A lone black goat was grazing on a grassy enclosure between ramparts. A Japanese couple got snapped (by me) while filming it. I’d got it too, just below where I was standing, while doing a three-sixty of the scene, but moved the camera away to give it some privacy during a call of nature.

On the way back down, I again passed the restaurant (Pod Hradom – ‘Under the Castle’) with the wedding party. I’d paused within earshot, out on the steep, damp lane, while climbing those steps and cobbles, just to listen to a Slovak folk song (kind of Jewish, I thought), which was accompanied by an accordion.
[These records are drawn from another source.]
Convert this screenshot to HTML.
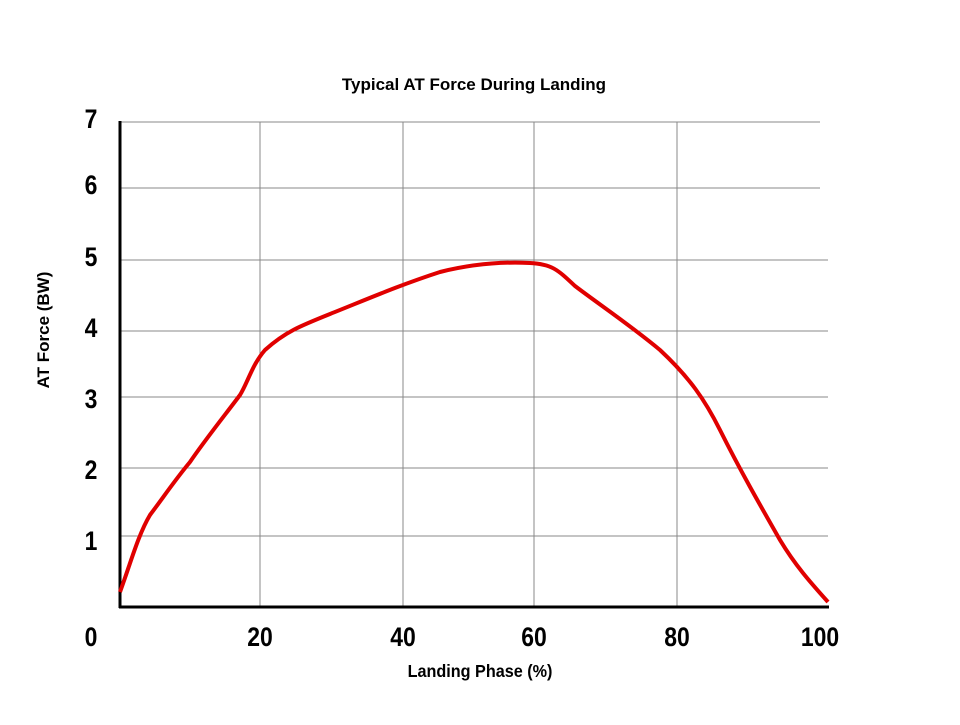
<!DOCTYPE html>
<html><head><style>body{margin:0;background:#fff}</style></head><body>
<svg width="960" height="720" xmlns="http://www.w3.org/2000/svg" font-family="Liberation Sans, Arial, sans-serif">
<rect width="960" height="720" fill="#fff"/>
<text x="474" y="90" text-anchor="middle" font-size="17" font-weight="bold">Typical AT Force During Landing</text>
<g stroke="#888" stroke-width="1">
<line x1="120" y1="122" x2="820" y2="122"/>
<line x1="120" y1="188" x2="820" y2="188"/>
<line x1="120" y1="260" x2="828" y2="260"/>
<line x1="120" y1="331" x2="828" y2="331"/>
<line x1="120" y1="397" x2="828" y2="397"/>
<line x1="120" y1="468" x2="828" y2="468"/>
<line x1="120" y1="536" x2="828" y2="536"/>
<line x1="260" y1="122" x2="260" y2="607"/>
<line x1="403" y1="122" x2="403" y2="607"/>
<line x1="534" y1="122" x2="534" y2="607"/>
<line x1="677" y1="122" x2="677" y2="607"/>
</g>
<line x1="120" y1="121" x2="120" y2="608" stroke="#000" stroke-width="3"/>
<line x1="119" y1="607" x2="829" y2="607" stroke="#000" stroke-width="3"/>
<path d="M120,592 C130,565 138,535 150,515 C165,495 175,480 190,462 C205,440 225,415 240,395 C248,382 252,365 265,350 C285,332 300,326 330,314 C370,298 400,285 440,272 C480,262 510,262 530,263 C552,264 558,270 575,286 C600,305 630,325 660,350 C690,378 705,400 720,430 C740,470 760,505 780,540 C795,565 810,582 828,602" fill="none" stroke="#e00000" stroke-width="4" stroke-linejoin="round"/>
<g font-size="27" font-weight="bold" text-anchor="middle">
<text transform="translate(91,128) scale(0.85,1)">7</text>
<text transform="translate(91,194) scale(0.85,1)">6</text>
<text transform="translate(91,266) scale(0.85,1)">5</text>
<text transform="translate(91,337) scale(0.85,1)">4</text>
<text transform="translate(91,408) scale(0.85,1)">3</text>
<text transform="translate(91,479) scale(0.85,1)">2</text>
<text transform="translate(91,550) scale(0.85,1)">1</text>
<text transform="translate(91,646) scale(0.85,1)">0</text>
<text transform="translate(260,646) scale(0.85,1)">20</text>
<text transform="translate(403,646) scale(0.85,1)">40</text>
<text transform="translate(534,646) scale(0.85,1)">60</text>
<text transform="translate(677,646) scale(0.85,1)">80</text>
<text transform="translate(820,646) scale(0.85,1)">100</text>
</g>
<text transform="translate(480,677) scale(0.9,1)" text-anchor="middle" font-size="18" font-weight="bold">Landing Phase (%)</text>
<text transform="translate(49,330) rotate(-90)" text-anchor="middle" font-size="17" font-weight="bold">AT Force (BW)</text>
</svg>
</body></html>
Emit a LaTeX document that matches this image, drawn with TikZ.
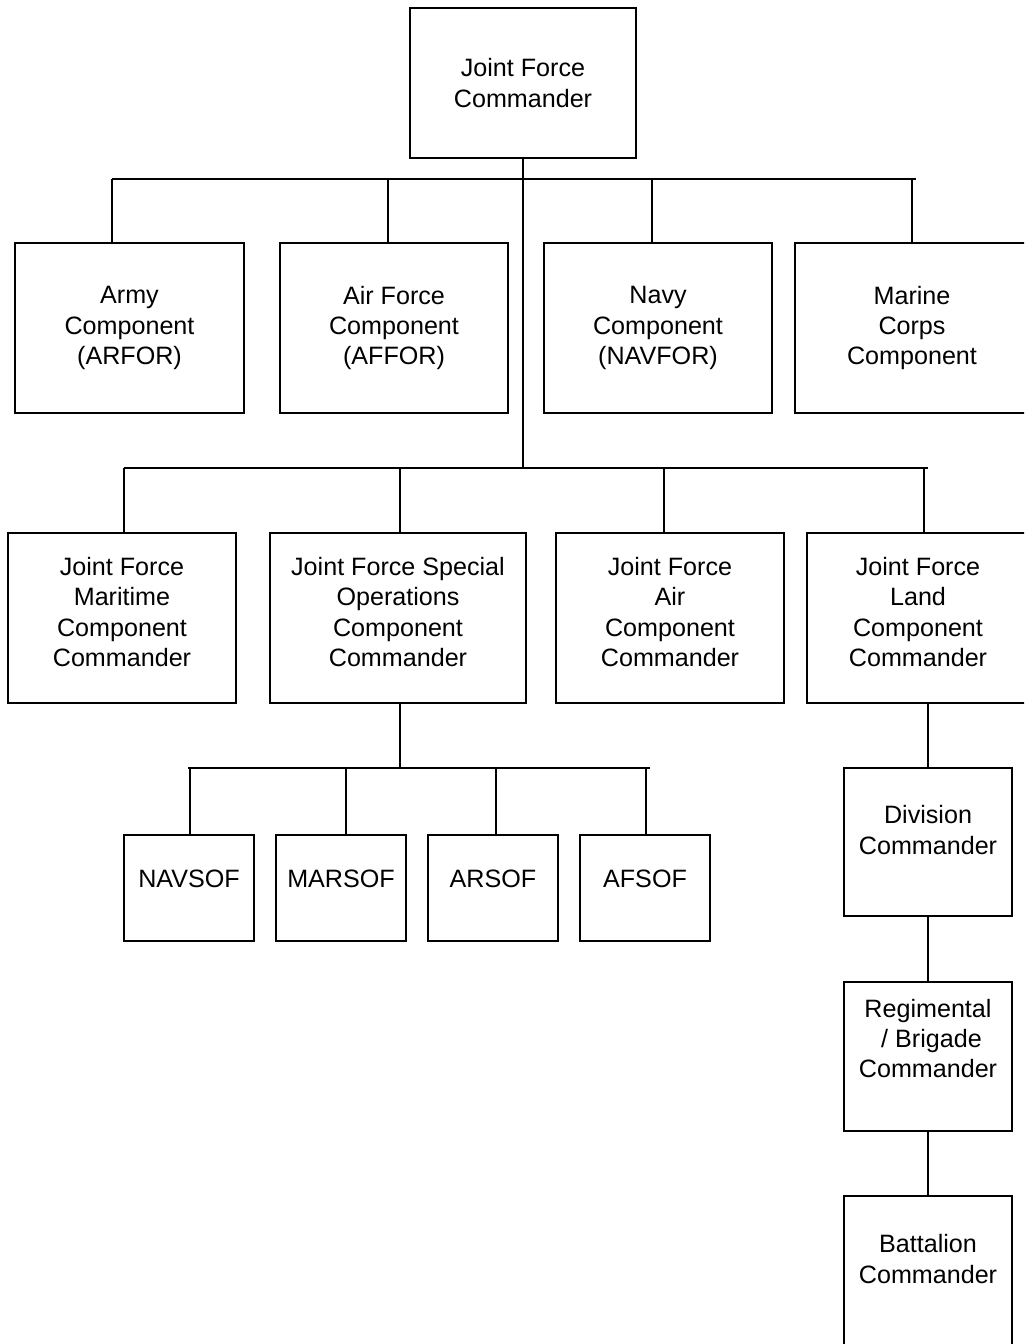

There’s a big synagogue in the old town.

Back at the hotel I slept for an hour to catch up on that and then I went to the Lanius Pivovar for an evening meal: a fine steak with grilled veg for less than twenty and a couple of beers for an added fiver. I called it a night at half past nine. Wrote some notes and went easy on the mini-bar. A bath soak would begin a long day before nine in the morning, before three trains, then a flight, then a 200 km drive home.